SHORT EXERCISE: Return each line of the data below verbatim; pictures are to be left out.

++++

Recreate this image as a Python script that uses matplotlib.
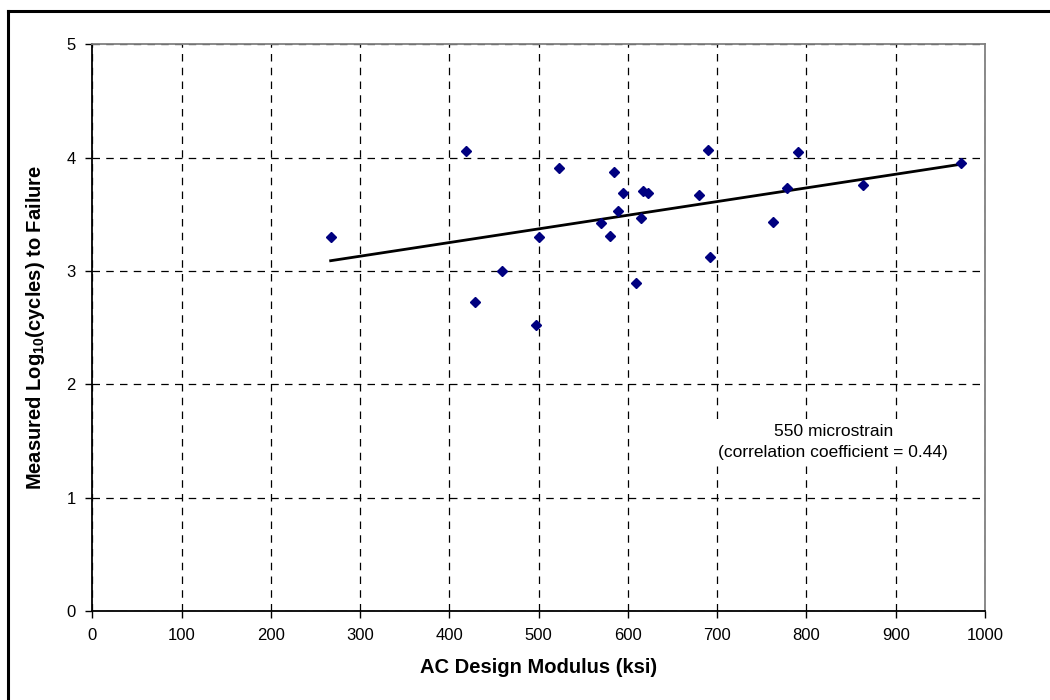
import numpy as np
import matplotlib
matplotlib.use("Agg")
import matplotlib.pyplot as plt
from matplotlib.lines import Line2D

plt.rcParams['font.family'] = ['Liberation Sans', 'DejaVu Sans']
plt.rcParams['mathtext.fontset'] = 'custom'
plt.rcParams['mathtext.rm'] = 'Liberation Sans:bold'

# AC design modulus (ksi) and measured log10 cycles to failure, 550 microstrain
modulus = [267, 419, 523, 584, 595, 589, 570, 580, 500, 615, 617, 623,
           459, 429, 497, 609, 690, 790, 973, 863, 778, 680, 763, 692]
log_cycles = [3.30, 4.06, 3.91, 3.87, 3.69, 3.53, 3.42, 3.31, 3.30, 3.47, 3.71, 3.69,
              3.00, 2.73, 2.52, 2.89, 4.07, 4.05, 3.95, 3.76, 3.73, 3.67, 3.43, 3.12]

x_ticks = [0, 100, 200, 300, 400, 500, 600, 700, 800, 900, 1000]
y_ticks = [0, 1, 2, 3, 4, 5]

note_lines = ["550 microstrain", "(correlation coefficient = 0.44)"]

x = np.array(modulus, dtype=float)
y = np.array(log_cycles, dtype=float)

# linear trend
slope, intercept = np.polyfit(x, y, 1)
xfit = np.array([x.min(), x.max()])
yfit = slope * xfit + intercept

fig = plt.figure(figsize=(10.5, 7), dpi=100)
ax = fig.add_axes([0.0879, 0.1271, 0.8502, 0.8096])

ax.plot(xfit, yfit, color='black', lw=2.0, zorder=3)
ax.plot(x, y, ls='none', marker='D', ms=5.2, color='#000080', mec='#000080', zorder=4)

ax.set_xlim(0, 1000)
ax.set_ylim(0, 5)
ax.set_xticks(x_ticks)
ax.set_yticks(y_ticks)
ax.tick_params(axis='both', direction='out', length=5, width=1, labelsize=12, pad=7)

ax.grid(True, color='black', ls=(0, (6, 5)), lw=0.9)
ax.set_axisbelow(True)

for side in ['left', 'bottom']:
    ax.spines[side].set_color('black')
    ax.spines[side].set_linewidth(1.3)
for side in ['top', 'right']:
    ax.spines[side].set_color('#808080')
    ax.spines[side].set_linewidth(1.3)

ax.set_xlabel('AC Design Modulus (ksi)', fontsize=14.5, fontweight='bold', labelpad=11)
ax.set_ylabel(r'Measured Log$_{10}$(cycles) to Failure', fontsize=14.5, fontweight='bold', labelpad=14)

ax.text(830, 1.49, "\n".join(note_lines), ha='center', va='center', fontsize=12.5,
        linespacing=1.45, zorder=5,
        bbox=dict(facecolor='white', edgecolor='none', pad=4))

# outer chart frame (only the left and top edges show)
fig.add_artist(Line2D([0.0079, 0.0079], [0, 0.985], transform=fig.transFigure,
                      color='black', lw=2.2))
fig.add_artist(Line2D([0.0079, 1.0], [0.985, 0.985], transform=fig.transFigure,
                      color='black', lw=2.2))

fig.savefig('out.png', dpi=100)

++++

CORRECT ANSWER:
Recreate this image as a Python script that uses matplotlib.
import numpy as np
import matplotlib
matplotlib.use("Agg")
import matplotlib.pyplot as plt
from matplotlib.lines import Line2D

plt.rcParams['font.family'] = ['Liberation Sans', 'DejaVu Sans']
plt.rcParams['mathtext.fontset'] = 'custom'
plt.rcParams['mathtext.rm'] = 'Liberation Sans:bold'

# AC design modulus (ksi) and measured log10 cycles to failure, 550 microstrain
modulus = [267, 419, 523, 584, 595, 589, 570, 580, 500, 615, 617, 623,
           459, 429, 497, 609, 690, 790, 973, 863, 778, 680, 763, 692]
log_cycles = [3.30, 4.06, 3.91, 3.87, 3.69, 3.53, 3.42, 3.31, 3.30, 3.47, 3.71, 3.69,
              3.00, 2.73, 2.52, 2.89, 4.07, 4.05, 3.95, 3.76, 3.73, 3.67, 3.43, 3.12]

x_ticks = [0, 100, 200, 300, 400, 500, 600, 700, 800, 900, 1000]
y_ticks = [0, 1, 2, 3, 4, 5]

note_lines = ["550 microstrain", "(correlation coefficient = 0.44)"]

x = np.array(modulus, dtype=float)
y = np.array(log_cycles, dtype=float)

# linear trend
slope, intercept = np.polyfit(x, y, 1)
xfit = np.array([x.min(), x.max()])
yfit = slope * xfit + intercept

fig = plt.figure(figsize=(10.5, 7), dpi=100)
ax = fig.add_axes([0.0879, 0.1271, 0.8502, 0.8096])

ax.plot(xfit, yfit, color='black', lw=2.0, zorder=3)
ax.plot(x, y, ls='none', marker='D', ms=5.2, color='#000080', mec='#000080', zorder=4)

ax.set_xlim(0, 1000)
ax.set_ylim(0, 5)
ax.set_xticks(x_ticks)
ax.set_yticks(y_ticks)
ax.tick_params(axis='both', direction='out', length=5, width=1, labelsize=12, pad=7)

ax.grid(True, color='black', ls=(0, (6, 5)), lw=0.9)
ax.set_axisbelow(True)

for side in ['left', 'bottom']:
    ax.spines[side].set_color('black')
    ax.spines[side].set_linewidth(1.3)
for side in ['top', 'right']:
    ax.spines[side].set_color('#808080')
    ax.spines[side].set_linewidth(1.3)

ax.set_xlabel('AC Design Modulus (ksi)', fontsize=14.5, fontweight='bold', labelpad=11)
ax.set_ylabel(r'Measured Log$_{10}$(cycles) to Failure', fontsize=14.5, fontweight='bold', labelpad=14)

ax.text(830, 1.49, "\n".join(note_lines), ha='center', va='center', fontsize=12.5,
        linespacing=1.45, zorder=5,
        bbox=dict(facecolor='white', edgecolor='none', pad=4))

# outer chart frame (only the left and top edges show)
fig.add_artist(Line2D([0.0079, 0.0079], [0, 0.985], transform=fig.transFigure,
                      color='black', lw=2.2))
fig.add_artist(Line2D([0.0079, 1.0], [0.985, 0.985], transform=fig.transFigure,
                      color='black', lw=2.2))

fig.savefig('out.png', dpi=100)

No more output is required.